>> START
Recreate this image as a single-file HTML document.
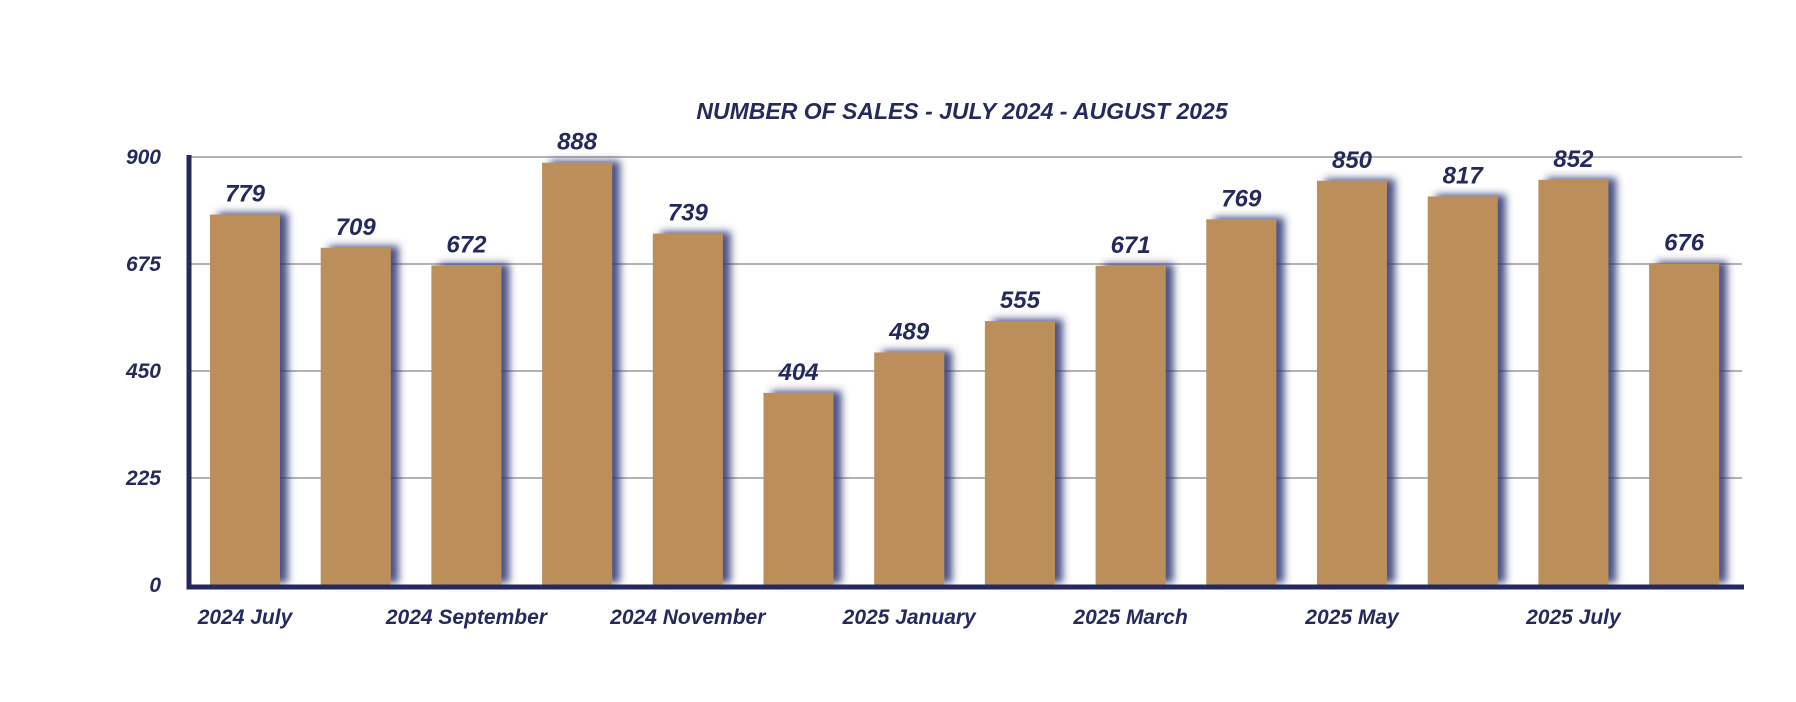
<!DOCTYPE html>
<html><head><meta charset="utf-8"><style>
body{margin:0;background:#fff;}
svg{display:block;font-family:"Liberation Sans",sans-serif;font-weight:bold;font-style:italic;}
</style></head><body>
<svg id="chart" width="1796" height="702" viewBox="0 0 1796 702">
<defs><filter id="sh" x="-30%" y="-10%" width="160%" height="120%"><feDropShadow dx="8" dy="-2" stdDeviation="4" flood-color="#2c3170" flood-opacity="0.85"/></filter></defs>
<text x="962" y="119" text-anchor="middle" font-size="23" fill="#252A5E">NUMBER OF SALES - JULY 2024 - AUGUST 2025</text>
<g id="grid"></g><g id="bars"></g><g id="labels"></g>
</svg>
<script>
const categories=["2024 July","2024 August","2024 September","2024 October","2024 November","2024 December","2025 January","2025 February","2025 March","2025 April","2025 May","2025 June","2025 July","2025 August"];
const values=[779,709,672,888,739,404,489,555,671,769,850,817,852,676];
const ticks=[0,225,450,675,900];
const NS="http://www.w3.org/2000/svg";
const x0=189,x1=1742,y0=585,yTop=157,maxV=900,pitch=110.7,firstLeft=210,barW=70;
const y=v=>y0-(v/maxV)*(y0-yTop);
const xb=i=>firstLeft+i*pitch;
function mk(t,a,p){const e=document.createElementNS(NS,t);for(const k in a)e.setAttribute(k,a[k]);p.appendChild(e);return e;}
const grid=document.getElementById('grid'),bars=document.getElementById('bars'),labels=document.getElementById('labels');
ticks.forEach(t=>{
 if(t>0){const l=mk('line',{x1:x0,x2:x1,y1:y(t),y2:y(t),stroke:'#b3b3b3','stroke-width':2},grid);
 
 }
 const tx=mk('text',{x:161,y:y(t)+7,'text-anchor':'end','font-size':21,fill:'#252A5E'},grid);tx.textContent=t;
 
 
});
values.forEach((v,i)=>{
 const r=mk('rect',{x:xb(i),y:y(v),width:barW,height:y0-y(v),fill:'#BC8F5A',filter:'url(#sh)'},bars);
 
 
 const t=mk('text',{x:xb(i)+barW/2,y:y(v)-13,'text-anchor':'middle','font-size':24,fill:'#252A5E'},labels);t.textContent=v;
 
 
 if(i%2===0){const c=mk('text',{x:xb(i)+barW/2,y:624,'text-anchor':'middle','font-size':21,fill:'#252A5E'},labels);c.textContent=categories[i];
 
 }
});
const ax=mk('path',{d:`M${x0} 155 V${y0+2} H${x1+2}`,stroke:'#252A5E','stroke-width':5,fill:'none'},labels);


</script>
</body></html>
>> END
## AIM OF THE EXERCISE:
Return the whole listing, word for word, and leave out every picture.

## OUTPUT FOR THIS TASK:
Recreate this image as a single-file HTML document.
<!DOCTYPE html>
<html><head><meta charset="utf-8"><style>
body{margin:0;background:#fff;}
svg{display:block;font-family:"Liberation Sans",sans-serif;font-weight:bold;font-style:italic;}
</style></head><body>
<svg id="chart" width="1796" height="702" viewBox="0 0 1796 702">
<defs><filter id="sh" x="-30%" y="-10%" width="160%" height="120%"><feDropShadow dx="8" dy="-2" stdDeviation="4" flood-color="#2c3170" flood-opacity="0.85"/></filter></defs>
<text x="962" y="119" text-anchor="middle" font-size="23" fill="#252A5E">NUMBER OF SALES - JULY 2024 - AUGUST 2025</text>
<g id="grid"></g><g id="bars"></g><g id="labels"></g>
</svg>
<script>
const categories=["2024 July","2024 August","2024 September","2024 October","2024 November","2024 December","2025 January","2025 February","2025 March","2025 April","2025 May","2025 June","2025 July","2025 August"];
const values=[779,709,672,888,739,404,489,555,671,769,850,817,852,676];
const ticks=[0,225,450,675,900];
const NS="http://www.w3.org/2000/svg";
const x0=189,x1=1742,y0=585,yTop=157,maxV=900,pitch=110.7,firstLeft=210,barW=70;
const y=v=>y0-(v/maxV)*(y0-yTop);
const xb=i=>firstLeft+i*pitch;
function mk(t,a,p){const e=document.createElementNS(NS,t);for(const k in a)e.setAttribute(k,a[k]);p.appendChild(e);return e;}
const grid=document.getElementById('grid'),bars=document.getElementById('bars'),labels=document.getElementById('labels');
ticks.forEach(t=>{
 if(t>0){const l=mk('line',{x1:x0,x2:x1,y1:y(t),y2:y(t),stroke:'#b3b3b3','stroke-width':2},grid);
 
 }
 const tx=mk('text',{x:161,y:y(t)+7,'text-anchor':'end','font-size':21,fill:'#252A5E'},grid);tx.textContent=t;
 
 
});
values.forEach((v,i)=>{
 const r=mk('rect',{x:xb(i),y:y(v),width:barW,height:y0-y(v),fill:'#BC8F5A',filter:'url(#sh)'},bars);
 
 
 const t=mk('text',{x:xb(i)+barW/2,y:y(v)-13,'text-anchor':'middle','font-size':24,fill:'#252A5E'},labels);t.textContent=v;
 
 
 if(i%2===0){const c=mk('text',{x:xb(i)+barW/2,y:624,'text-anchor':'middle','font-size':21,fill:'#252A5E'},labels);c.textContent=categories[i];
 
 }
});
const ax=mk('path',{d:`M${x0} 155 V${y0+2} H${x1+2}`,stroke:'#252A5E','stroke-width':5,fill:'none'},labels);


</script>
</body></html>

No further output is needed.